PROMPT: Extract the complete listing and output it unchanged.
^^^^
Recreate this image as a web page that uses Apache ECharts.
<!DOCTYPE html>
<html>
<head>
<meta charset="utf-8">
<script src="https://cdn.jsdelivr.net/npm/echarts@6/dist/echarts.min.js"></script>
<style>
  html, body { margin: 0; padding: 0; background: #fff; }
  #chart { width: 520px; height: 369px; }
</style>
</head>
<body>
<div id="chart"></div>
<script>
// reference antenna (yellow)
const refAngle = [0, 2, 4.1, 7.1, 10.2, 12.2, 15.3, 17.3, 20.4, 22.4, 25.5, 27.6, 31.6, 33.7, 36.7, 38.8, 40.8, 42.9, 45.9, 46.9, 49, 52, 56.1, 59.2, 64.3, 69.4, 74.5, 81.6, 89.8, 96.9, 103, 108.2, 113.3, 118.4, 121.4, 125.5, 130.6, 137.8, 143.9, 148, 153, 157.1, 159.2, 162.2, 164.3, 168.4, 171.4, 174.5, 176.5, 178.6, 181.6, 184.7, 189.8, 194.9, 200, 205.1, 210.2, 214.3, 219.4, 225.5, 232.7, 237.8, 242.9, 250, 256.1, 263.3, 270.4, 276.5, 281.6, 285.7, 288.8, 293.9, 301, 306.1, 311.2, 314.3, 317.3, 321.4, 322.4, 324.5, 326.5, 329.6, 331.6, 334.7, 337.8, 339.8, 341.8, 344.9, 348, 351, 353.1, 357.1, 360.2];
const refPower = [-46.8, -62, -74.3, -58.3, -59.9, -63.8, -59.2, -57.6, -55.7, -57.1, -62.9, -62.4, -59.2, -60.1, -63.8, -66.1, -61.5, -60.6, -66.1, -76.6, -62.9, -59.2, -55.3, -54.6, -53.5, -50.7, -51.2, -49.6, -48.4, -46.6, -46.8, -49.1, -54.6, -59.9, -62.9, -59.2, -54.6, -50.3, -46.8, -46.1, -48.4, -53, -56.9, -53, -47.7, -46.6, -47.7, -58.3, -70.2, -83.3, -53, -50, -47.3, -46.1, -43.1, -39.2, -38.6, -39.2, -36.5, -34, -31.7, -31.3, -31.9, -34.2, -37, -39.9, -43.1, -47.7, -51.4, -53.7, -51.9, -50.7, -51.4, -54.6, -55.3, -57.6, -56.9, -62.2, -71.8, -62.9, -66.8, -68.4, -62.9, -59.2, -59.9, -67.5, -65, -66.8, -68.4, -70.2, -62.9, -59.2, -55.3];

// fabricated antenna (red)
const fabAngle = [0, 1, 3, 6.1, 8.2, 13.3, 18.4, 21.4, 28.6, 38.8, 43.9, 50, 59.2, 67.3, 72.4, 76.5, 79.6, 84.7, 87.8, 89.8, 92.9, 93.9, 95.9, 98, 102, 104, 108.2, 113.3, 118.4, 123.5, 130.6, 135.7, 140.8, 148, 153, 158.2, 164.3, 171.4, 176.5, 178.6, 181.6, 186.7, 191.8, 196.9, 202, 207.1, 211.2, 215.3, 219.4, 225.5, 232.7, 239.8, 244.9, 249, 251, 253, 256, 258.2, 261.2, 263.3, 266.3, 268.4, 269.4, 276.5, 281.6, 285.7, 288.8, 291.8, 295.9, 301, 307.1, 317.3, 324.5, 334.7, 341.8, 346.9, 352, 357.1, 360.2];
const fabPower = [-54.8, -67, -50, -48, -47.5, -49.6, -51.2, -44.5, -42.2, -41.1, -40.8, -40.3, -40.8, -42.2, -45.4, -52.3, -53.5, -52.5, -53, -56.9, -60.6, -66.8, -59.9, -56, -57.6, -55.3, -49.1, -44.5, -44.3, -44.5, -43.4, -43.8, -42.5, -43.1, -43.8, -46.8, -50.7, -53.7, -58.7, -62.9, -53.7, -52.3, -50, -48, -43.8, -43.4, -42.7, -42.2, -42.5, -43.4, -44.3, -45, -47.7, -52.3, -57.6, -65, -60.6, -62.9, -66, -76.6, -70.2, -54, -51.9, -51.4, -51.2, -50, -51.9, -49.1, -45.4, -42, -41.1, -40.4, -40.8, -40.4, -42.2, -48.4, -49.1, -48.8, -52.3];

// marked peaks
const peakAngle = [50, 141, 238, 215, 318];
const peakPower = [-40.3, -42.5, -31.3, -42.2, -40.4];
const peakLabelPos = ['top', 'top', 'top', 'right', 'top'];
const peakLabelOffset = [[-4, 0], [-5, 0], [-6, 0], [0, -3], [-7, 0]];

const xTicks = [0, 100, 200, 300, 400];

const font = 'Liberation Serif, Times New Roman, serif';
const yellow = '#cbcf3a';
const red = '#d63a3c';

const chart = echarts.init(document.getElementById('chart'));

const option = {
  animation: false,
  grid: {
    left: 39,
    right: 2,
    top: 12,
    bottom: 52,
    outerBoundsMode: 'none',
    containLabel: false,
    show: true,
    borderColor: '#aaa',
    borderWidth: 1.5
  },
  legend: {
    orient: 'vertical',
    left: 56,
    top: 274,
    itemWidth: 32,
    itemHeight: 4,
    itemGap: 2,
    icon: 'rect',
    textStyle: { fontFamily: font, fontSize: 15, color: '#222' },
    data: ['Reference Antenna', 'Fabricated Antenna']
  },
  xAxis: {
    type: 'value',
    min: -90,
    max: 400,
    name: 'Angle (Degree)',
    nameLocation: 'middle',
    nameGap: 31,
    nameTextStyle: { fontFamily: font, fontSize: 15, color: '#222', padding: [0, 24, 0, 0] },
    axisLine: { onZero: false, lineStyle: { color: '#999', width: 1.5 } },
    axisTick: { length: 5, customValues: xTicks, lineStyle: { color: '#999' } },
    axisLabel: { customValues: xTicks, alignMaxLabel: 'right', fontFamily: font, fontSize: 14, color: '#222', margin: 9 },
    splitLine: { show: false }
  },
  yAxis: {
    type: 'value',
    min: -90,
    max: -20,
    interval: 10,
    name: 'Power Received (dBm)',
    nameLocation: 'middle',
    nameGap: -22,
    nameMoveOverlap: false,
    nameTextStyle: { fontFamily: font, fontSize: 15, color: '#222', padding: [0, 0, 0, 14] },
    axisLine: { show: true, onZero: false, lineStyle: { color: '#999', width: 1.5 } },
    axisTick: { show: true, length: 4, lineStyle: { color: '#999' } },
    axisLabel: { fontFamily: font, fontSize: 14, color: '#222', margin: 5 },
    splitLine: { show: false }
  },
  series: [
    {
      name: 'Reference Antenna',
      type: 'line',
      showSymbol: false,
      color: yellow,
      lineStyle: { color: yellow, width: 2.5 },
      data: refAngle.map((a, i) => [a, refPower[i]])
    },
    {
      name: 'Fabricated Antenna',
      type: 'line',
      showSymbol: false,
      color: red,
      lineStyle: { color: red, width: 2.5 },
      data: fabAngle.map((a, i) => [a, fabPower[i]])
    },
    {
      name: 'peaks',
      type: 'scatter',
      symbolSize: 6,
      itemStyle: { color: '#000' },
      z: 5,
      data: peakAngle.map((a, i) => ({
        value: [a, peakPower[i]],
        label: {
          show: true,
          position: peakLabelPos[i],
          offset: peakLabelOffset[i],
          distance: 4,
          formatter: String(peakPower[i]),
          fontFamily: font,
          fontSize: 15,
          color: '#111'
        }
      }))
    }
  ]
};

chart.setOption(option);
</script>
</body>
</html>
^^^^
SOLUTION TO THE EXERCISE:
Recreate this image as a web page that uses Apache ECharts.
<!DOCTYPE html>
<html>
<head>
<meta charset="utf-8">
<script src="https://cdn.jsdelivr.net/npm/echarts@6/dist/echarts.min.js"></script>
<style>
  html, body { margin: 0; padding: 0; background: #fff; }
  #chart { width: 520px; height: 369px; }
</style>
</head>
<body>
<div id="chart"></div>
<script>
// reference antenna (yellow)
const refAngle = [0, 2, 4.1, 7.1, 10.2, 12.2, 15.3, 17.3, 20.4, 22.4, 25.5, 27.6, 31.6, 33.7, 36.7, 38.8, 40.8, 42.9, 45.9, 46.9, 49, 52, 56.1, 59.2, 64.3, 69.4, 74.5, 81.6, 89.8, 96.9, 103, 108.2, 113.3, 118.4, 121.4, 125.5, 130.6, 137.8, 143.9, 148, 153, 157.1, 159.2, 162.2, 164.3, 168.4, 171.4, 174.5, 176.5, 178.6, 181.6, 184.7, 189.8, 194.9, 200, 205.1, 210.2, 214.3, 219.4, 225.5, 232.7, 237.8, 242.9, 250, 256.1, 263.3, 270.4, 276.5, 281.6, 285.7, 288.8, 293.9, 301, 306.1, 311.2, 314.3, 317.3, 321.4, 322.4, 324.5, 326.5, 329.6, 331.6, 334.7, 337.8, 339.8, 341.8, 344.9, 348, 351, 353.1, 357.1, 360.2];
const refPower = [-46.8, -62, -74.3, -58.3, -59.9, -63.8, -59.2, -57.6, -55.7, -57.1, -62.9, -62.4, -59.2, -60.1, -63.8, -66.1, -61.5, -60.6, -66.1, -76.6, -62.9, -59.2, -55.3, -54.6, -53.5, -50.7, -51.2, -49.6, -48.4, -46.6, -46.8, -49.1, -54.6, -59.9, -62.9, -59.2, -54.6, -50.3, -46.8, -46.1, -48.4, -53, -56.9, -53, -47.7, -46.6, -47.7, -58.3, -70.2, -83.3, -53, -50, -47.3, -46.1, -43.1, -39.2, -38.6, -39.2, -36.5, -34, -31.7, -31.3, -31.9, -34.2, -37, -39.9, -43.1, -47.7, -51.4, -53.7, -51.9, -50.7, -51.4, -54.6, -55.3, -57.6, -56.9, -62.2, -71.8, -62.9, -66.8, -68.4, -62.9, -59.2, -59.9, -67.5, -65, -66.8, -68.4, -70.2, -62.9, -59.2, -55.3];

// fabricated antenna (red)
const fabAngle = [0, 1, 3, 6.1, 8.2, 13.3, 18.4, 21.4, 28.6, 38.8, 43.9, 50, 59.2, 67.3, 72.4, 76.5, 79.6, 84.7, 87.8, 89.8, 92.9, 93.9, 95.9, 98, 102, 104, 108.2, 113.3, 118.4, 123.5, 130.6, 135.7, 140.8, 148, 153, 158.2, 164.3, 171.4, 176.5, 178.6, 181.6, 186.7, 191.8, 196.9, 202, 207.1, 211.2, 215.3, 219.4, 225.5, 232.7, 239.8, 244.9, 249, 251, 253, 256, 258.2, 261.2, 263.3, 266.3, 268.4, 269.4, 276.5, 281.6, 285.7, 288.8, 291.8, 295.9, 301, 307.1, 317.3, 324.5, 334.7, 341.8, 346.9, 352, 357.1, 360.2];
const fabPower = [-54.8, -67, -50, -48, -47.5, -49.6, -51.2, -44.5, -42.2, -41.1, -40.8, -40.3, -40.8, -42.2, -45.4, -52.3, -53.5, -52.5, -53, -56.9, -60.6, -66.8, -59.9, -56, -57.6, -55.3, -49.1, -44.5, -44.3, -44.5, -43.4, -43.8, -42.5, -43.1, -43.8, -46.8, -50.7, -53.7, -58.7, -62.9, -53.7, -52.3, -50, -48, -43.8, -43.4, -42.7, -42.2, -42.5, -43.4, -44.3, -45, -47.7, -52.3, -57.6, -65, -60.6, -62.9, -66, -76.6, -70.2, -54, -51.9, -51.4, -51.2, -50, -51.9, -49.1, -45.4, -42, -41.1, -40.4, -40.8, -40.4, -42.2, -48.4, -49.1, -48.8, -52.3];

// marked peaks
const peakAngle = [50, 141, 238, 215, 318];
const peakPower = [-40.3, -42.5, -31.3, -42.2, -40.4];
const peakLabelPos = ['top', 'top', 'top', 'right', 'top'];
const peakLabelOffset = [[-4, 0], [-5, 0], [-6, 0], [0, -3], [-7, 0]];

const xTicks = [0, 100, 200, 300, 400];

const font = 'Liberation Serif, Times New Roman, serif';
const yellow = '#cbcf3a';
const red = '#d63a3c';

const chart = echarts.init(document.getElementById('chart'));

const option = {
  animation: false,
  grid: {
    left: 39,
    right: 2,
    top: 12,
    bottom: 52,
    outerBoundsMode: 'none',
    containLabel: false,
    show: true,
    borderColor: '#aaa',
    borderWidth: 1.5
  },
  legend: {
    orient: 'vertical',
    left: 56,
    top: 274,
    itemWidth: 32,
    itemHeight: 4,
    itemGap: 2,
    icon: 'rect',
    textStyle: { fontFamily: font, fontSize: 15, color: '#222' },
    data: ['Reference Antenna', 'Fabricated Antenna']
  },
  xAxis: {
    type: 'value',
    min: -90,
    max: 400,
    name: 'Angle (Degree)',
    nameLocation: 'middle',
    nameGap: 31,
    nameTextStyle: { fontFamily: font, fontSize: 15, color: '#222', padding: [0, 24, 0, 0] },
    axisLine: { onZero: false, lineStyle: { color: '#999', width: 1.5 } },
    axisTick: { length: 5, customValues: xTicks, lineStyle: { color: '#999' } },
    axisLabel: { customValues: xTicks, alignMaxLabel: 'right', fontFamily: font, fontSize: 14, color: '#222', margin: 9 },
    splitLine: { show: false }
  },
  yAxis: {
    type: 'value',
    min: -90,
    max: -20,
    interval: 10,
    name: 'Power Received (dBm)',
    nameLocation: 'middle',
    nameGap: -22,
    nameMoveOverlap: false,
    nameTextStyle: { fontFamily: font, fontSize: 15, color: '#222', padding: [0, 0, 0, 14] },
    axisLine: { show: true, onZero: false, lineStyle: { color: '#999', width: 1.5 } },
    axisTick: { show: true, length: 4, lineStyle: { color: '#999' } },
    axisLabel: { fontFamily: font, fontSize: 14, color: '#222', margin: 5 },
    splitLine: { show: false }
  },
  series: [
    {
      name: 'Reference Antenna',
      type: 'line',
      showSymbol: false,
      color: yellow,
      lineStyle: { color: yellow, width: 2.5 },
      data: refAngle.map((a, i) => [a, refPower[i]])
    },
    {
      name: 'Fabricated Antenna',
      type: 'line',
      showSymbol: false,
      color: red,
      lineStyle: { color: red, width: 2.5 },
      data: fabAngle.map((a, i) => [a, fabPower[i]])
    },
    {
      name: 'peaks',
      type: 'scatter',
      symbolSize: 6,
      itemStyle: { color: '#000' },
      z: 5,
      data: peakAngle.map((a, i) => ({
        value: [a, peakPower[i]],
        label: {
          show: true,
          position: peakLabelPos[i],
          offset: peakLabelOffset[i],
          distance: 4,
          formatter: String(peakPower[i]),
          fontFamily: font,
          fontSize: 15,
          color: '#111'
        }
      }))
    }
  ]
};

chart.setOption(option);
</script>
</body>
</html>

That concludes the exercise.